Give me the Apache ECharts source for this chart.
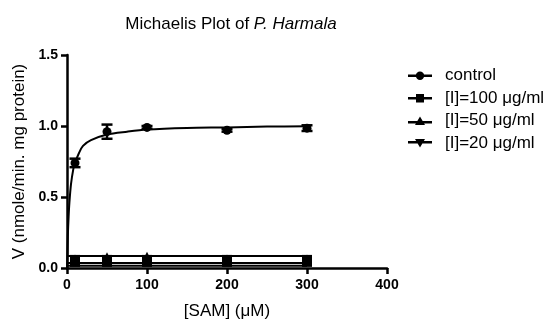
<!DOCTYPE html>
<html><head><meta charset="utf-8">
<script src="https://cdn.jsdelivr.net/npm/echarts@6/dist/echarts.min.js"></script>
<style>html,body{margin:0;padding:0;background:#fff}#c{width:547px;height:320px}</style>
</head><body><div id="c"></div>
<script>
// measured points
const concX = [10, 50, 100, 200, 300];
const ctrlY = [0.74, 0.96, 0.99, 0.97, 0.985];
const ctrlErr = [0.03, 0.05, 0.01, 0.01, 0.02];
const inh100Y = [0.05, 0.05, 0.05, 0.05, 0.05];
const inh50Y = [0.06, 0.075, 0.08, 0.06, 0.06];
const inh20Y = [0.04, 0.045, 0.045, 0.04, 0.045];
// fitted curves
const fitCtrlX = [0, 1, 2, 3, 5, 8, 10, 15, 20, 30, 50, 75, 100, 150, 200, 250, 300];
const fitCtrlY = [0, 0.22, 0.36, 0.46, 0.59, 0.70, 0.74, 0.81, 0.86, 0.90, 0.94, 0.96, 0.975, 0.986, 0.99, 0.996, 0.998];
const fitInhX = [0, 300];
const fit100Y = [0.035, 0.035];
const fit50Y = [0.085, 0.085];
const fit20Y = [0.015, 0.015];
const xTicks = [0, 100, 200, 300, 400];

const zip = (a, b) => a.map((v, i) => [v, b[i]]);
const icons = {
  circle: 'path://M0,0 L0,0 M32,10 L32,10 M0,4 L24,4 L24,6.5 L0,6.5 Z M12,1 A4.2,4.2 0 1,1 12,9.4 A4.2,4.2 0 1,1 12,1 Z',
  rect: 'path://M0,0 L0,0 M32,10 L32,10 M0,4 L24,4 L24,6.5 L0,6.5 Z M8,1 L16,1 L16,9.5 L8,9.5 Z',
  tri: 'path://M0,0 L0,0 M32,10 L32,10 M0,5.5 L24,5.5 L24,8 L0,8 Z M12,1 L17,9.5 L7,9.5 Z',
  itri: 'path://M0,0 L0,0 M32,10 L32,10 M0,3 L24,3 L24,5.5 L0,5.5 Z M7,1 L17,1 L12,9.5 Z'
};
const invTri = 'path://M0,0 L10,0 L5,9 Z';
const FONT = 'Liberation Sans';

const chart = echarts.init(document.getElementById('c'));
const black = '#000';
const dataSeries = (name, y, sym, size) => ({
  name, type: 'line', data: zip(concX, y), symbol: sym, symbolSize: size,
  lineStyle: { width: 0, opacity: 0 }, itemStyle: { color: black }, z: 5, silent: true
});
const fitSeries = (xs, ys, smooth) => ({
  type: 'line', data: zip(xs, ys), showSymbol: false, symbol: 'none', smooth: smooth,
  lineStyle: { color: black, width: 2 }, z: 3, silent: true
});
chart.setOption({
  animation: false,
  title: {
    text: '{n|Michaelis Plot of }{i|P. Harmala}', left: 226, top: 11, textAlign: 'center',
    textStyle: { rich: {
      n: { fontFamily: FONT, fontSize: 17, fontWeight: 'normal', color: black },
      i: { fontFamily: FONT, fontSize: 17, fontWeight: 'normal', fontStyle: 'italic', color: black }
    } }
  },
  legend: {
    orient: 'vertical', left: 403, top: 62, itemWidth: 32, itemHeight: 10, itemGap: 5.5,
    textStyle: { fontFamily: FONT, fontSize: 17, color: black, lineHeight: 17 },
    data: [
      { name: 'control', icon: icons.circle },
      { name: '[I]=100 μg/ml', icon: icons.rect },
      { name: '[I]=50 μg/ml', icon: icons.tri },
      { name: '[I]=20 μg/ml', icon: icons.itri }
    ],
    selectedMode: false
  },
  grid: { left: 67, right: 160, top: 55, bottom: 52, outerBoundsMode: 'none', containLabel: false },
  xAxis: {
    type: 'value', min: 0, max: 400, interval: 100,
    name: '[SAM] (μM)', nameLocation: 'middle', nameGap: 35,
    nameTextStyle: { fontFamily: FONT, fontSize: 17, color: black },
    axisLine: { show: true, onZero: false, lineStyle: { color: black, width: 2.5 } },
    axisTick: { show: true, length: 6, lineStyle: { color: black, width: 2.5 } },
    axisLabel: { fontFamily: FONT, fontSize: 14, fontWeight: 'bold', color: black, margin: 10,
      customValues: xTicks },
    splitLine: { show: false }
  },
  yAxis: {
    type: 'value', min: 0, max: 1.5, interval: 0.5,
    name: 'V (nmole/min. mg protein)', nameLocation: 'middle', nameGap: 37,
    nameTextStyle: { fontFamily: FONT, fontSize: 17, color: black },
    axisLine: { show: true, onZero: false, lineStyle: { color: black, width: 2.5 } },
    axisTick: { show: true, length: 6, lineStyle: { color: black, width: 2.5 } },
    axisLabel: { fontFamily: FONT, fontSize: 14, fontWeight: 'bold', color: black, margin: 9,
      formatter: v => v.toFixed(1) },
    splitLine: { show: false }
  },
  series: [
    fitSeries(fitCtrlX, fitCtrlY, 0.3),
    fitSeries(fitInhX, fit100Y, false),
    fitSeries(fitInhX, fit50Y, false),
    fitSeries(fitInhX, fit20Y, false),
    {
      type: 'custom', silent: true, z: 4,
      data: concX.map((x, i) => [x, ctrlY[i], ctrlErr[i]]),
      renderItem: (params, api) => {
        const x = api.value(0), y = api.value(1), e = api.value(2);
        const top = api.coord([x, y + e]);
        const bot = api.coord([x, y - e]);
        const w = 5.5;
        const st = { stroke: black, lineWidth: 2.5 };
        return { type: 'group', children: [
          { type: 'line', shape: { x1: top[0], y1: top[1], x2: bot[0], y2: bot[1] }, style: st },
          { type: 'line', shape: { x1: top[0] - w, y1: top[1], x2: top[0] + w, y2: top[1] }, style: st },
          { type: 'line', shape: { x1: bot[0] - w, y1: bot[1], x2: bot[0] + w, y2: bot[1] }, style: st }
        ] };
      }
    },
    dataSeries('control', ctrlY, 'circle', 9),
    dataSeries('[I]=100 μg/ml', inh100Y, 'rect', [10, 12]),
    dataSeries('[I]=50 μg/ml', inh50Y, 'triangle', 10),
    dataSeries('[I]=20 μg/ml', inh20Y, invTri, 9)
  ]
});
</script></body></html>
□ □ □
● **Stated goal**
Every line above should be returned exactly; the pictures stay out.

● **Solution to the exercise**
Give me the Apache ECharts source for this chart.
<!DOCTYPE html>
<html><head><meta charset="utf-8">
<script src="https://cdn.jsdelivr.net/npm/echarts@6/dist/echarts.min.js"></script>
<style>html,body{margin:0;padding:0;background:#fff}#c{width:547px;height:320px}</style>
</head><body><div id="c"></div>
<script>
// measured points
const concX = [10, 50, 100, 200, 300];
const ctrlY = [0.74, 0.96, 0.99, 0.97, 0.985];
const ctrlErr = [0.03, 0.05, 0.01, 0.01, 0.02];
const inh100Y = [0.05, 0.05, 0.05, 0.05, 0.05];
const inh50Y = [0.06, 0.075, 0.08, 0.06, 0.06];
const inh20Y = [0.04, 0.045, 0.045, 0.04, 0.045];
// fitted curves
const fitCtrlX = [0, 1, 2, 3, 5, 8, 10, 15, 20, 30, 50, 75, 100, 150, 200, 250, 300];
const fitCtrlY = [0, 0.22, 0.36, 0.46, 0.59, 0.70, 0.74, 0.81, 0.86, 0.90, 0.94, 0.96, 0.975, 0.986, 0.99, 0.996, 0.998];
const fitInhX = [0, 300];
const fit100Y = [0.035, 0.035];
const fit50Y = [0.085, 0.085];
const fit20Y = [0.015, 0.015];
const xTicks = [0, 100, 200, 300, 400];

const zip = (a, b) => a.map((v, i) => [v, b[i]]);
const icons = {
  circle: 'path://M0,0 L0,0 M32,10 L32,10 M0,4 L24,4 L24,6.5 L0,6.5 Z M12,1 A4.2,4.2 0 1,1 12,9.4 A4.2,4.2 0 1,1 12,1 Z',
  rect: 'path://M0,0 L0,0 M32,10 L32,10 M0,4 L24,4 L24,6.5 L0,6.5 Z M8,1 L16,1 L16,9.5 L8,9.5 Z',
  tri: 'path://M0,0 L0,0 M32,10 L32,10 M0,5.5 L24,5.5 L24,8 L0,8 Z M12,1 L17,9.5 L7,9.5 Z',
  itri: 'path://M0,0 L0,0 M32,10 L32,10 M0,3 L24,3 L24,5.5 L0,5.5 Z M7,1 L17,1 L12,9.5 Z'
};
const invTri = 'path://M0,0 L10,0 L5,9 Z';
const FONT = 'Liberation Sans';

const chart = echarts.init(document.getElementById('c'));
const black = '#000';
const dataSeries = (name, y, sym, size) => ({
  name, type: 'line', data: zip(concX, y), symbol: sym, symbolSize: size,
  lineStyle: { width: 0, opacity: 0 }, itemStyle: { color: black }, z: 5, silent: true
});
const fitSeries = (xs, ys, smooth) => ({
  type: 'line', data: zip(xs, ys), showSymbol: false, symbol: 'none', smooth: smooth,
  lineStyle: { color: black, width: 2 }, z: 3, silent: true
});
chart.setOption({
  animation: false,
  title: {
    text: '{n|Michaelis Plot of }{i|P. Harmala}', left: 226, top: 11, textAlign: 'center',
    textStyle: { rich: {
      n: { fontFamily: FONT, fontSize: 17, fontWeight: 'normal', color: black },
      i: { fontFamily: FONT, fontSize: 17, fontWeight: 'normal', fontStyle: 'italic', color: black }
    } }
  },
  legend: {
    orient: 'vertical', left: 403, top: 62, itemWidth: 32, itemHeight: 10, itemGap: 5.5,
    textStyle: { fontFamily: FONT, fontSize: 17, color: black, lineHeight: 17 },
    data: [
      { name: 'control', icon: icons.circle },
      { name: '[I]=100 μg/ml', icon: icons.rect },
      { name: '[I]=50 μg/ml', icon: icons.tri },
      { name: '[I]=20 μg/ml', icon: icons.itri }
    ],
    selectedMode: false
  },
  grid: { left: 67, right: 160, top: 55, bottom: 52, outerBoundsMode: 'none', containLabel: false },
  xAxis: {
    type: 'value', min: 0, max: 400, interval: 100,
    name: '[SAM] (μM)', nameLocation: 'middle', nameGap: 35,
    nameTextStyle: { fontFamily: FONT, fontSize: 17, color: black },
    axisLine: { show: true, onZero: false, lineStyle: { color: black, width: 2.5 } },
    axisTick: { show: true, length: 6, lineStyle: { color: black, width: 2.5 } },
    axisLabel: { fontFamily: FONT, fontSize: 14, fontWeight: 'bold', color: black, margin: 10,
      customValues: xTicks },
    splitLine: { show: false }
  },
  yAxis: {
    type: 'value', min: 0, max: 1.5, interval: 0.5,
    name: 'V (nmole/min. mg protein)', nameLocation: 'middle', nameGap: 37,
    nameTextStyle: { fontFamily: FONT, fontSize: 17, color: black },
    axisLine: { show: true, onZero: false, lineStyle: { color: black, width: 2.5 } },
    axisTick: { show: true, length: 6, lineStyle: { color: black, width: 2.5 } },
    axisLabel: { fontFamily: FONT, fontSize: 14, fontWeight: 'bold', color: black, margin: 9,
      formatter: v => v.toFixed(1) },
    splitLine: { show: false }
  },
  series: [
    fitSeries(fitCtrlX, fitCtrlY, 0.3),
    fitSeries(fitInhX, fit100Y, false),
    fitSeries(fitInhX, fit50Y, false),
    fitSeries(fitInhX, fit20Y, false),
    {
      type: 'custom', silent: true, z: 4,
      data: concX.map((x, i) => [x, ctrlY[i], ctrlErr[i]]),
      renderItem: (params, api) => {
        const x = api.value(0), y = api.value(1), e = api.value(2);
        const top = api.coord([x, y + e]);
        const bot = api.coord([x, y - e]);
        const w = 5.5;
        const st = { stroke: black, lineWidth: 2.5 };
        return { type: 'group', children: [
          { type: 'line', shape: { x1: top[0], y1: top[1], x2: bot[0], y2: bot[1] }, style: st },
          { type: 'line', shape: { x1: top[0] - w, y1: top[1], x2: top[0] + w, y2: top[1] }, style: st },
          { type: 'line', shape: { x1: bot[0] - w, y1: bot[1], x2: bot[0] + w, y2: bot[1] }, style: st }
        ] };
      }
    },
    dataSeries('control', ctrlY, 'circle', 9),
    dataSeries('[I]=100 μg/ml', inh100Y, 'rect', [10, 12]),
    dataSeries('[I]=50 μg/ml', inh50Y, 'triangle', 10),
    dataSeries('[I]=20 μg/ml', inh20Y, invTri, 9)
  ]
});
</script></body></html>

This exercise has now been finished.